The historian’s fallacy

Historians’ Fallacies has a bunch of good examples of hindsight bias in writing history. Writing history, we often make events seem really significant if they turned out to play an important role in the course of history, but often those events went largely unnoticed at the time. Art historian Bernard Berenson summed up this fallacious way of thinking nicely: “Significant events are those events that have contributed to making us what we are today.”

For example, even though historians often describe the buildup to WWI as a series of “mounting tensions” and “escalating crises,” the war was actually much more of a surprise than we think. As Nicholas Nassim Taleb describes in The Black Swan, historian Niall Ferguson demonstrated this cleverly by examining the prices of imperial bonds — imperial bond prices normally decline if investors anticipate a war, because wars cause deficits, but they show no such decline in the months before WWI.

You can also see the historian’s fallacy sometimes in the way historians write about a historical figure’s behavior and motivations as if he knew the role he played in history. (For example, writing about John Adams as if he thought of himself as a Founding Father, and interpreting his speeches and letters as if he knew how the Republic would develop.) But I kind of like the way some historians have found to compensate: the “fog-of-war” technique, in which they give their readers only as much information about the unfolding situation as the historical figure himself knew at that time.

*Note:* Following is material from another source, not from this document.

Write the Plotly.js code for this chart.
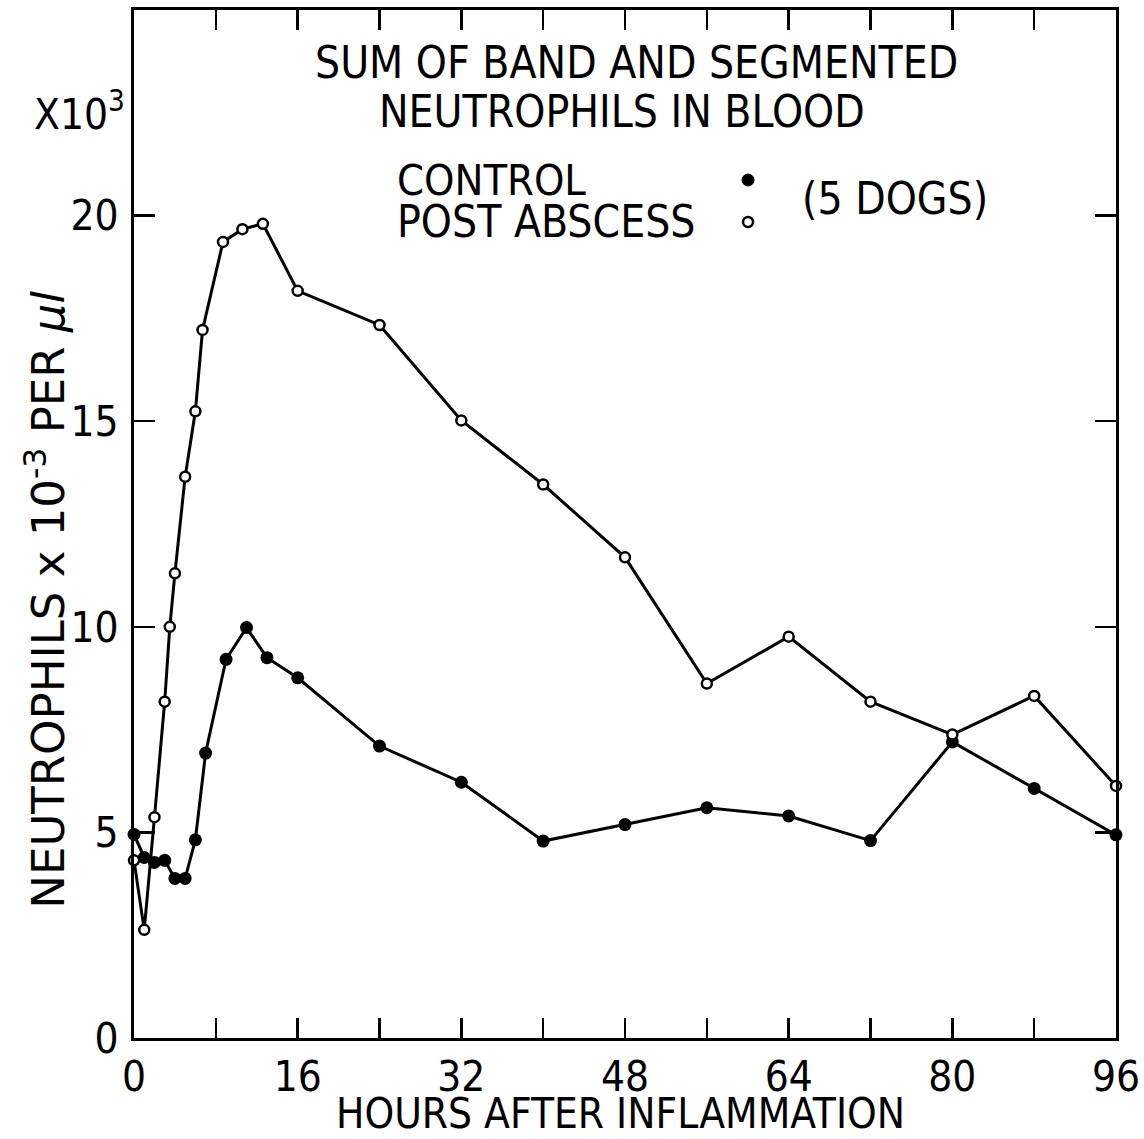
<!DOCTYPE html>
<html>
<head>
<meta charset="utf-8">
<script src="https://cdn.plot.ly/plotly-3.0.1.min.js"></script>
<style>html,body{margin:0;padding:0;background:#fff;}#chart{width:1144px;height:1139px;}</style>
</head>
<body>
<div id="chart"></div>
<script>
// Control (filled circles)
const controlHours = [0, 1, 2, 3, 4, 5, 6, 7, 9, 11, 13, 16, 24, 32, 40, 48, 56, 64, 72, 80, 88, 96];
const controlValues = [4.95, 4.39, 4.27, 4.32, 3.88, 3.88, 4.82, 6.93, 9.21, 9.98, 9.25, 8.76, 7.10, 6.22, 4.79, 5.19, 5.60, 5.40, 4.80, 7.20, 6.07, 4.94];
// Post abscess (open circles)
const postHours = [0, 1, 2, 3, 3.5, 4, 5, 6, 6.7, 8.7, 10.6, 12.6, 16, 24, 32, 40, 48, 56, 64, 72, 80, 88, 96];
const postValues = [4.32, 2.63, 5.37, 8.18, 10.0, 11.3, 13.65, 15.24, 17.22, 19.36, 19.67, 19.8, 18.17, 17.34, 15.02, 13.46, 11.69, 8.62, 9.76, 8.18, 7.38, 8.32, 6.13];
// Axis ticks
const xTickVals = [0, 16, 32, 48, 64, 80, 96];
const xTickText = ['0', '16', '32', '48', '64', '80', '96'];
const xMinorStep = 8;
const yTickVals = [0, 5, 10, 15, 20];
const yTickText = ['0', '5', '10', '15', '20'];

const FONT = '"DejaVu Sans Condensed", "DejaVu Sans", sans-serif';
const FONT_WIDE = '"DejaVu Sans", sans-serif';

const traces = [
  {
    x: controlHours, y: controlValues, type: 'scatter', mode: 'lines+markers',
    line: {color: '#000', width: 3},
    marker: {symbol: 'circle', size: 13, color: '#000'},
    cliponaxis: false, showlegend: false
  },
  {
    x: postHours, y: postValues, type: 'scatter', mode: 'lines+markers',
    line: {color: '#000', width: 3},
    marker: {symbol: 'circle', size: 10, color: '#fff', line: {color: '#000', width: 2.5}},
    cliponaxis: false, showlegend: false
  }
];

const layout = {
  width: 1144, height: 1139,
  margin: {l: 134, r: 28, t: 10, b: 101},
  paper_bgcolor: '#fff', plot_bgcolor: '#fff',
  font: {family: FONT, color: '#000'},
  xaxis: {
    range: [0, 96], tickmode: 'array', tickvals: xTickVals, ticktext: xTickText,
    ticks: 'inside', ticklen: 20, tickwidth: 2.5, tickcolor: '#000',
    minor: {dtick: xMinorStep, tick0: 0, ticks: 'inside', ticklen: 20, tickwidth: 2.5, tickcolor: '#000', showgrid: false},
    showline: true, linewidth: 3, linecolor: '#000', mirror: 'ticks',
    showgrid: false, zeroline: false,
    tickfont: {size: 42, family: FONT}, ticklabelstandoff: 0
  },
  yaxis: {
    range: [0, 25], tickmode: 'array', tickvals: yTickVals, ticktext: yTickText,
    ticks: 'inside', ticklen: 21, tickwidth: 2.5, tickcolor: '#000',
    showline: true, linewidth: 3, linecolor: '#000', mirror: 'ticks',
    showgrid: false, zeroline: false,
    tickfont: {size: 42, family: FONT}, ticklabelstandoff: 4
  },
  annotations: [
    {xref: 'paper', yref: 'paper', x: 0.512, y: 0.949, xanchor: 'center', yanchor: 'middle', showarrow: false,
     text: 'SUM OF BAND AND SEGMENTED', font: {size: 44, family: FONT}},
    {xref: 'paper', yref: 'paper', x: 0.497, y: 0.901, xanchor: 'center', yanchor: 'middle', showarrow: false,
     text: 'NEUTROPHILS IN BLOOD', font: {size: 44, family: FONT}},
    {xref: 'paper', yref: 'paper', x: 0.266, y: 0.8347, xanchor: 'left', yanchor: 'middle', showarrow: false,
     text: 'CONTROL', font: {size: 43, family: FONT}},
    {xref: 'paper', yref: 'paper', x: 0.266, y: 0.7938, xanchor: 'left', yanchor: 'middle', showarrow: false,
     text: 'POST ABSCESS', font: {size: 44, family: FONT}},
    {xref: 'paper', yref: 'paper', x: 0.678, y: 0.817, xanchor: 'left', yanchor: 'middle', showarrow: false,
     text: '(5 DOGS)', font: {size: 44, family: FONT}},
    {xref: 'paper', yref: 'paper', x: -0.055, y: 0.9008, xanchor: 'center', yanchor: 'middle', showarrow: false,
     text: 'X10<sup>3</sup>', font: {size: 42, family: FONT}},
    {xref: 'paper', yref: 'paper', x: -0.09, y: 0.426, xanchor: 'center', yanchor: 'middle', showarrow: false,
     textangle: -90, text: 'NEUTROPHILS x 10<sup>-3</sup> PER <i>μl</i>', font: {size: 45, family: FONT_WIDE}},
    {xref: 'paper', yref: 'paper', x: 0.495, y: -0.0735, xanchor: 'center', yanchor: 'middle', showarrow: false,
     text: 'HOURS AFTER INFLAMMATION', font: {size: 42, family: FONT}}
  ],
  shapes: [
    {type: 'circle', xref: 'paper', yref: 'paper', xsizemode: 'pixel', ysizemode: 'pixel',
     xanchor: 0.6253, yanchor: 0.8346, x0: -6, x1: 6, y0: -6, y1: 6,
     fillcolor: '#000', line: {color: '#000', width: 1}},
    {type: 'circle', xref: 'paper', yref: 'paper', xsizemode: 'pixel', ysizemode: 'pixel',
     xanchor: 0.6253, yanchor: 0.7938, x0: -5, x1: 5, y0: -5, y1: 5,
     fillcolor: '#fff', line: {color: '#000', width: 2.5}}
  ]
};

Plotly.newPlot('chart', traces, layout, {displayModeBar: false, staticPlot: true});
</script>
</body>
</html>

One Response to The historian’s fallacy

  1. Jacob Vohs says:

    I find historians and researchers at their most interesting when they’re able to point out the coincidences’ of events and how initially unrelated events and persons often end up making a substantial impact on society. And I’d assume that the desire for a compelling thread of narrative, or simply wanting to write a well reviewed or popular book, likely has a significant impact on how the events of history get interpreted or presented for general consumption.